Friday, January 09, 2004

This week Dale brings up the question of the Dalai Lama and his alleged remarks condemning homosexuality, and whether he could condone some sort of remark of that nature. A rational look at the subject, worth a read. I especially resonate with Tonio who responded with one of my primary concerns about this sort of thing: "The sad thing is that it doesn't matter what he meant. If it can be taken out of context and used hurtfully, it often will be."

I dug around on the web, and found some info that appears as if the Dalai Lama explained his comments in a conference with gay rights organizations in 1997, and that these comments differentiated between his view of human rights (which extend to sexual orientation) and the teachings or the tenets of Buddhism which basically prohibit certain sexual acts regardless of the genders of the two partners. From what I read of his quotes, it was clear he was trying to balance his own set of values about tolerance with the stated guidelines of the Buddhist faith, and he came across totally genuine in his compassion for gays.

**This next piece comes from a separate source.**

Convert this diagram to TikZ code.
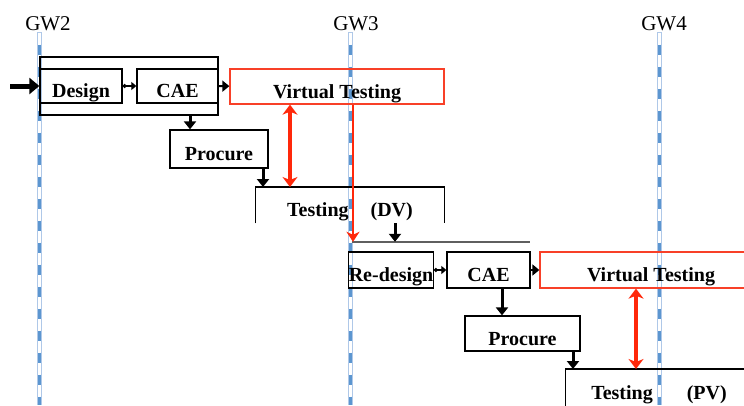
\documentclass[tikz,border=0pt]{standalone}
\usepackage{fontspec}
\setmainfont{Liberation Serif}
\usetikzlibrary{arrows.meta}
\definecolor{vtred}{RGB}{248,64,40}
\definecolor{arrred}{RGB}{255,40,10}
\definecolor{gwblue}{RGB}{92,150,208}
\definecolor{gwedge}{RGB}{175,200,232}
\definecolor{grpgray}{RGB}{95,95,95}

\begin{document}
\begin{tikzpicture}[x=1pt,y=-1pt,
    stage/.style={draw,line width=1.3pt,inner sep=0pt,text height=23pt,text depth=0pt,
                  font=\fontsize{20}{20}\selectfont\bfseries},
    virt/.style={stage,draw=vtred},
    gate/.style={font=\fontsize{21}{21}\selectfont,inner sep=0pt,anchor=base},
    flow/.style={-{Triangle[length=8pt,width=12pt]},line width=3pt},
    handoff/.style={{Circle[length=4pt]}-{Triangle[length=5pt,width=8pt]},line width=1.3pt},
    check/.style={{Stealth[length=10pt,width=15pt,inset=3pt]}-{Stealth[length=10pt,width=15pt,inset=3pt]},
                  line width=4pt,arrred},
    rework/.style={-{Stealth[length=10pt,width=13pt,inset=3pt]},line width=2.5pt,arrred}]
    \useasboundingbox (0,0) rectangle (744,405);
    % gateways
    \node[gate] (gw2) at (48,30) {GW2};
    \node[gate] (gw3) at (356,30) {GW3};
    \node[gate] (gw4) at (664,30) {GW4};
    \foreach \x in {39,350,659} {
        \draw[gwedge,line width=5pt] (\x,32) -- (\x,405);
        \draw[white,line width=3pt] (\x,32.5) -- (\x,405);
        \draw[gwblue,line width=3pt,dash pattern=on 10pt off 12pt,dash phase=10pt] (\x,32.5) -- (\x,405);
    }
    % first loop
    \node[stage,minimum width=178pt,minimum height=58pt] (phaseA) at (129,86) {};
    \node[stage,minimum width=82pt,minimum height=34pt] (design) at (81,86) {Design};
    \node[stage,minimum width=81pt,minimum height=34pt] (cae) at (177.5,86) {CAE};
    \node[virt,minimum width=214pt,minimum height=35pt] (vt) at (337,86.5) {Virtual Testing};
    \node[stage,minimum width=98pt,minimum height=38pt] (proc) at (219,149) {Procure};
    \node[stage,draw=none,minimum width=188pt,minimum height=35pt,anchor=north] (testdv) at (350,187)
        {Testing\hspace{22pt}(DV)};
    \draw[line width=1.3pt] (testdv.south west) -- (testdv.north west) -- (testdv.north east) -- (testdv.south east);
    % second loop
    \node[minimum width=178pt,minimum height=46pt,inner sep=0pt] (phaseB) at (441,265) {};
    \draw[grpgray,line width=1.6pt] (phaseB.north west) -- (phaseB.north east);
    \node[stage,minimum width=82pt,minimum height=36pt] (redesign) at (391,270) {Re-design};
    \node[stage,minimum width=83pt,minimum height=36pt] (cae2) at (488.5,270) {CAE};
    \node[virt,minimum width=222pt,minimum height=36pt] (vt2) at (651,270) {Virtual Testing};
    \node[stage,minimum width=115pt,minimum height=35pt] (proc2) at (522.5,333.5) {Procure};
    \node[stage,draw=none,minimum width=186pt,minimum height=36pt,anchor=north] (testpv) at (659,369)
        {Testing\hspace{34pt}(PV)};
    \draw[line width=1.3pt] (testpv.south west) -- (testpv.north west) -- (testpv.north east) -- (testpv.south east);
    % flow
    \draw[-{Triangle[length=10pt,width=16pt]},line width=5pt] (10,86) -- (design.west);
    \draw[handoff] (design) -- (cae);
    \draw[-{Triangle[length=7pt,width=11pt]},line width=2pt] (cae) -- (vt);
    \draw[flow] (190,0 |- phaseA.south) -- (190,0 |- proc.north);
    \draw[flow] (263,0 |- proc.south) -- (263,0 |- testdv.north);
    \draw[flow] (395,0 |- testdv.south) -- (395,0 |- phaseB.north);
    \draw[handoff] (redesign) -- (cae2);
    \draw[-{Triangle[length=7pt,width=11pt]},line width=2pt] (cae2) -- (vt2);
    \draw[flow] (502,0 |- cae2.south) -- (502,0 |- proc2.north);
    \draw[flow] (573,0 |- proc2.south) -- (573,0 |- testpv.north);
    % virtual vs physical
    \draw[check] (290,0 |- vt.south) -- (290,0 |- testdv.north);
    \draw[rework] (353,0 |- vt.south) -- (353,0 |- phaseB.north);
    \draw[check] (636,0 |- vt2.south) -- (636,0 |- testpv.north);
\end{tikzpicture}
\end{document}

But as I thought about the question of how we hold leaders accountable to their stated beliefs and actions, it occurred to me that I had a pretty simple expectation which although possibly unrealistic, is my measure of the worthiness of those people who we place in positions of teacher, manager, elected official, role model. The words and actions of these people should be congruent, and should be consistent to a set of values or operating principles that guide the words and actions without failure. I felt pretty secure from the other things I had read and heard about the Dalai Lama's teachings and speeches and activities that he could not be condoning a position which would condemn a group of people and their actions on the basis of who they were. In 2000 at the Millennium World Peace Summit the Dalai Lama said this: "there can be no peace as long as there is grinding poverty, social injustice, inequality, oppression, environmental degradation, and as long as the weak and small continue to be trodden by the mighty and powerful." He has a long history of advocating support of diversity, dialogue about differences, mutual respect, he has felt firsthand the impact of oppression. If this is his experience, his belief, his promised vision of harmony, then to condemn homosexuals would undermine much of what he claims to stand for.

Similarly, I use the same rationale to question the election of Schwartzenegger as governor in CA. Maybe the media contrived to throw the election, maybe they went looking for dirt. But Arnold's comment that he hadn't lived in a way that assumed he'd be running for public office someday simply reinforces my belief that his man does not have any real respect for women. Can we trust someone who only behaves per the rules of the game they are playing and not out of any deeper personal value set? What makes me ill about that election is the message it puts out there to both men and women in general, that this sort of behavior, this lack of respect is not just acceptable, but to some degree irrelevant to a person's competence as a leader. He used his position as a public figure to treat the women he worked with inappropriately, and we failed to see that as a problem when we elevated him to a greater position of power.

Of course all of us have biases which affect our ability to work with others, which make us uncomfortable or unsure or ineffective in certain situations. But leaders are looked to as the role models for the values of an organization, in part we elevate them to do exactly this. By elevating them, whether in business, or elections, or following them as teachers and leaders in a faith, their value systems become the demonstrated right way for the people "below" them in the structure. When they goof up, they at least need to correct themselves so that the values have some credibility, so the system has some integrity.

When we put these leaders under pressure, in crisis, on the spot, they will fall back on their instinctive responses, which arise out of core values and beliefs, and in time most of us can then intuit the truth about who they really are. We can believe the Dalai Lama would practice tolerance and compassion for gays and lesbians even if we see information that might indicate otherwise, and we can doubt whether women in Schwartenegger's office will have equity, respect and opportunity even if he puts a good face on his future or a good denial on his past.

I guess I think it comes down to something I was asked to edit today for a group of Christian employees at work. In explaining some of the tenets of their faith, they mentioned how integrity of inner character was so much more significant than just the surface actions. At some point, a person of "bad character" will reveal their true nature even if they are trying to act good.